Repeat the material below exactly, with no pictures.

* Begin *

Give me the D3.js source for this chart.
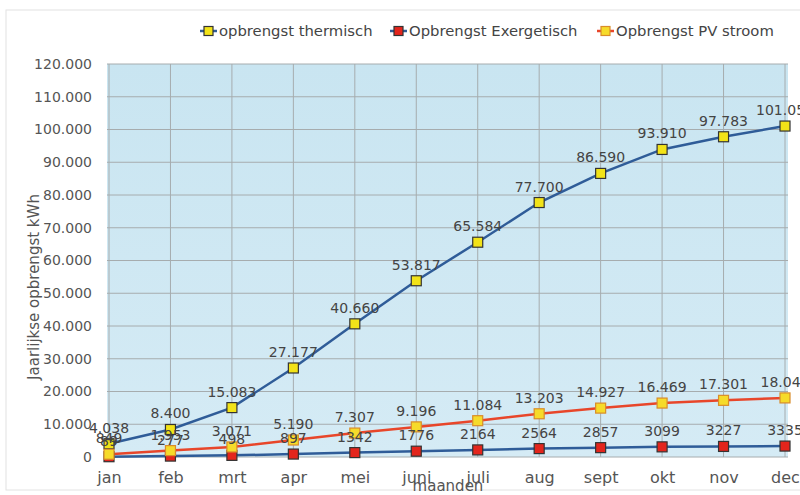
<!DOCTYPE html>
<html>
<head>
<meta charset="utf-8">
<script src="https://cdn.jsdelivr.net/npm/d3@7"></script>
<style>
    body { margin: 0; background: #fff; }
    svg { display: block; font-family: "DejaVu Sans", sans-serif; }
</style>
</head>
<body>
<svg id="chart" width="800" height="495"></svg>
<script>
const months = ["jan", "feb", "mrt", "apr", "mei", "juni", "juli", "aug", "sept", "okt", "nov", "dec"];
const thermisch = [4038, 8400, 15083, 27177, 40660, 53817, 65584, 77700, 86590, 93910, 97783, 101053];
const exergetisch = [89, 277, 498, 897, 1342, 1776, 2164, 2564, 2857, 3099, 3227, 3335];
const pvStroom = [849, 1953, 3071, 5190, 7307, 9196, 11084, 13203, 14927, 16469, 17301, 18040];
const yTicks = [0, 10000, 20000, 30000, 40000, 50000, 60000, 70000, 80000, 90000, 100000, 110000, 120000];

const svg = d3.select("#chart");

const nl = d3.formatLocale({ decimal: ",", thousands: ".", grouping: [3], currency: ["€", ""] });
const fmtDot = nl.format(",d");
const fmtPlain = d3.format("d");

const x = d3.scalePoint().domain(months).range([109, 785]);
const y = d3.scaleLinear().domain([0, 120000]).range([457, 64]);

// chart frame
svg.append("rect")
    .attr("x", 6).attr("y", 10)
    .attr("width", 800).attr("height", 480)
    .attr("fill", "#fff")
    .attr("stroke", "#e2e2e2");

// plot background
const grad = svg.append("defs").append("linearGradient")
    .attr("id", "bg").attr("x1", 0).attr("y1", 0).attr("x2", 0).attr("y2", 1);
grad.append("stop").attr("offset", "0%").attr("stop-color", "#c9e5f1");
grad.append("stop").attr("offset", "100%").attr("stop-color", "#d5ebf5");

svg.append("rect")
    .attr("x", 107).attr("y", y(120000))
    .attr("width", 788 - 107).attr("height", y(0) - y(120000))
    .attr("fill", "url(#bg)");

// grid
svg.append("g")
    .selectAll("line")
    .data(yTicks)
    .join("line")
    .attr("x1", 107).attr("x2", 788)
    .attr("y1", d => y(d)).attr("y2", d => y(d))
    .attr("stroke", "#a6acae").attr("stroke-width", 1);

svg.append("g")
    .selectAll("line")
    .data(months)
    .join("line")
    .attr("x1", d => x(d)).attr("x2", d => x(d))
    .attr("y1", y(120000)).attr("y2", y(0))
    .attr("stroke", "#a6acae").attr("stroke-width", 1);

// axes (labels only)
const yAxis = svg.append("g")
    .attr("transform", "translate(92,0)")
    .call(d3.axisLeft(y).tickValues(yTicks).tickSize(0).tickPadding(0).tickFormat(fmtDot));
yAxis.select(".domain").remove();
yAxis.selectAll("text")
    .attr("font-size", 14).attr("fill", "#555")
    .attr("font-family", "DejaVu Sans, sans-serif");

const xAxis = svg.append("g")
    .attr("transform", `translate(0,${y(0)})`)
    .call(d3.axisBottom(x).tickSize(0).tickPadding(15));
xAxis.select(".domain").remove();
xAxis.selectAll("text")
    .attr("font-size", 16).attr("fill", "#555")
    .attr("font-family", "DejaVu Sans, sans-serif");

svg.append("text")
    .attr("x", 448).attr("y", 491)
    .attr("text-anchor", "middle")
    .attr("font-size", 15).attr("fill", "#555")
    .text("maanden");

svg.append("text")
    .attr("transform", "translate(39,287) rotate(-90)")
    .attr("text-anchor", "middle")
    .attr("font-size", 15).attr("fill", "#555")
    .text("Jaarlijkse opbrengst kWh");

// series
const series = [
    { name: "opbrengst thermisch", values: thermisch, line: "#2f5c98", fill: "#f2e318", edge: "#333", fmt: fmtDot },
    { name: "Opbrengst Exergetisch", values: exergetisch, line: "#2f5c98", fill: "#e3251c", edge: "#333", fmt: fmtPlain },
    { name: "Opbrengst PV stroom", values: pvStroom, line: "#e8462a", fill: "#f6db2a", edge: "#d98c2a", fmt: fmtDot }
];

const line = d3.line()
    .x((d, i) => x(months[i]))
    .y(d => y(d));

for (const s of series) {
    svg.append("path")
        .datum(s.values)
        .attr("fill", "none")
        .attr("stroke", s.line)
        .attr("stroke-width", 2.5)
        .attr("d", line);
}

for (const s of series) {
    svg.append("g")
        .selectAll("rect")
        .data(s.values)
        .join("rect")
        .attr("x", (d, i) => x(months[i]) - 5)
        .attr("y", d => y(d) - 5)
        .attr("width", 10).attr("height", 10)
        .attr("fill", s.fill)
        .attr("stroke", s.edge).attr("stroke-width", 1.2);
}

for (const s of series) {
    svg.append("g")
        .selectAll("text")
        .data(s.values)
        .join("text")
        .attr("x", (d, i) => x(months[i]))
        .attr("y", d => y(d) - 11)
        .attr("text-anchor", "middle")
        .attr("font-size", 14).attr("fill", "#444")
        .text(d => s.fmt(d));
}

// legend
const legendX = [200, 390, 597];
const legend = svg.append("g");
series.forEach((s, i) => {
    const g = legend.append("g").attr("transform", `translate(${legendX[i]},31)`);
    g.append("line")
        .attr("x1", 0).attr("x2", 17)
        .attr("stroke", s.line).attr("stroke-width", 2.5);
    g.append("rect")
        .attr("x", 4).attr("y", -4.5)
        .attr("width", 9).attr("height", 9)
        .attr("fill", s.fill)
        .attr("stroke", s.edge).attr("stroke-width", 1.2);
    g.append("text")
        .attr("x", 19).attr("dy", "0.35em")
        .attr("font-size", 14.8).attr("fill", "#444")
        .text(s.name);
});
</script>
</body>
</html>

* End *

• **COMPLETE ANSWER**
Give me the D3.js source for this chart.
<!DOCTYPE html>
<html>
<head>
<meta charset="utf-8">
<script src="https://cdn.jsdelivr.net/npm/d3@7"></script>
<style>
    body { margin: 0; background: #fff; }
    svg { display: block; font-family: "DejaVu Sans", sans-serif; }
</style>
</head>
<body>
<svg id="chart" width="800" height="495"></svg>
<script>
const months = ["jan", "feb", "mrt", "apr", "mei", "juni", "juli", "aug", "sept", "okt", "nov", "dec"];
const thermisch = [4038, 8400, 15083, 27177, 40660, 53817, 65584, 77700, 86590, 93910, 97783, 101053];
const exergetisch = [89, 277, 498, 897, 1342, 1776, 2164, 2564, 2857, 3099, 3227, 3335];
const pvStroom = [849, 1953, 3071, 5190, 7307, 9196, 11084, 13203, 14927, 16469, 17301, 18040];
const yTicks = [0, 10000, 20000, 30000, 40000, 50000, 60000, 70000, 80000, 90000, 100000, 110000, 120000];

const svg = d3.select("#chart");

const nl = d3.formatLocale({ decimal: ",", thousands: ".", grouping: [3], currency: ["€", ""] });
const fmtDot = nl.format(",d");
const fmtPlain = d3.format("d");

const x = d3.scalePoint().domain(months).range([109, 785]);
const y = d3.scaleLinear().domain([0, 120000]).range([457, 64]);

// chart frame
svg.append("rect")
    .attr("x", 6).attr("y", 10)
    .attr("width", 800).attr("height", 480)
    .attr("fill", "#fff")
    .attr("stroke", "#e2e2e2");

// plot background
const grad = svg.append("defs").append("linearGradient")
    .attr("id", "bg").attr("x1", 0).attr("y1", 0).attr("x2", 0).attr("y2", 1);
grad.append("stop").attr("offset", "0%").attr("stop-color", "#c9e5f1");
grad.append("stop").attr("offset", "100%").attr("stop-color", "#d5ebf5");

svg.append("rect")
    .attr("x", 107).attr("y", y(120000))
    .attr("width", 788 - 107).attr("height", y(0) - y(120000))
    .attr("fill", "url(#bg)");

// grid
svg.append("g")
    .selectAll("line")
    .data(yTicks)
    .join("line")
    .attr("x1", 107).attr("x2", 788)
    .attr("y1", d => y(d)).attr("y2", d => y(d))
    .attr("stroke", "#a6acae").attr("stroke-width", 1);

svg.append("g")
    .selectAll("line")
    .data(months)
    .join("line")
    .attr("x1", d => x(d)).attr("x2", d => x(d))
    .attr("y1", y(120000)).attr("y2", y(0))
    .attr("stroke", "#a6acae").attr("stroke-width", 1);

// axes (labels only)
const yAxis = svg.append("g")
    .attr("transform", "translate(92,0)")
    .call(d3.axisLeft(y).tickValues(yTicks).tickSize(0).tickPadding(0).tickFormat(fmtDot));
yAxis.select(".domain").remove();
yAxis.selectAll("text")
    .attr("font-size", 14).attr("fill", "#555")
    .attr("font-family", "DejaVu Sans, sans-serif");

const xAxis = svg.append("g")
    .attr("transform", `translate(0,${y(0)})`)
    .call(d3.axisBottom(x).tickSize(0).tickPadding(15));
xAxis.select(".domain").remove();
xAxis.selectAll("text")
    .attr("font-size", 16).attr("fill", "#555")
    .attr("font-family", "DejaVu Sans, sans-serif");

svg.append("text")
    .attr("x", 448).attr("y", 491)
    .attr("text-anchor", "middle")
    .attr("font-size", 15).attr("fill", "#555")
    .text("maanden");

svg.append("text")
    .attr("transform", "translate(39,287) rotate(-90)")
    .attr("text-anchor", "middle")
    .attr("font-size", 15).attr("fill", "#555")
    .text("Jaarlijkse opbrengst kWh");

// series
const series = [
    { name: "opbrengst thermisch", values: thermisch, line: "#2f5c98", fill: "#f2e318", edge: "#333", fmt: fmtDot },
    { name: "Opbrengst Exergetisch", values: exergetisch, line: "#2f5c98", fill: "#e3251c", edge: "#333", fmt: fmtPlain },
    { name: "Opbrengst PV stroom", values: pvStroom, line: "#e8462a", fill: "#f6db2a", edge: "#d98c2a", fmt: fmtDot }
];

const line = d3.line()
    .x((d, i) => x(months[i]))
    .y(d => y(d));

for (const s of series) {
    svg.append("path")
        .datum(s.values)
        .attr("fill", "none")
        .attr("stroke", s.line)
        .attr("stroke-width", 2.5)
        .attr("d", line);
}

for (const s of series) {
    svg.append("g")
        .selectAll("rect")
        .data(s.values)
        .join("rect")
        .attr("x", (d, i) => x(months[i]) - 5)
        .attr("y", d => y(d) - 5)
        .attr("width", 10).attr("height", 10)
        .attr("fill", s.fill)
        .attr("stroke", s.edge).attr("stroke-width", 1.2);
}

for (const s of series) {
    svg.append("g")
        .selectAll("text")
        .data(s.values)
        .join("text")
        .attr("x", (d, i) => x(months[i]))
        .attr("y", d => y(d) - 11)
        .attr("text-anchor", "middle")
        .attr("font-size", 14).attr("fill", "#444")
        .text(d => s.fmt(d));
}

// legend
const legendX = [200, 390, 597];
const legend = svg.append("g");
series.forEach((s, i) => {
    const g = legend.append("g").attr("transform", `translate(${legendX[i]},31)`);
    g.append("line")
        .attr("x1", 0).attr("x2", 17)
        .attr("stroke", s.line).attr("stroke-width", 2.5);
    g.append("rect")
        .attr("x", 4).attr("y", -4.5)
        .attr("width", 9).attr("height", 9)
        .attr("fill", s.fill)
        .attr("stroke", s.edge).attr("stroke-width", 1.2);
    g.append("text")
        .attr("x", 19).attr("dy", "0.35em")
        .attr("font-size", 14.8).attr("fill", "#444")
        .text(s.name);
});
</script>
</body>
</html>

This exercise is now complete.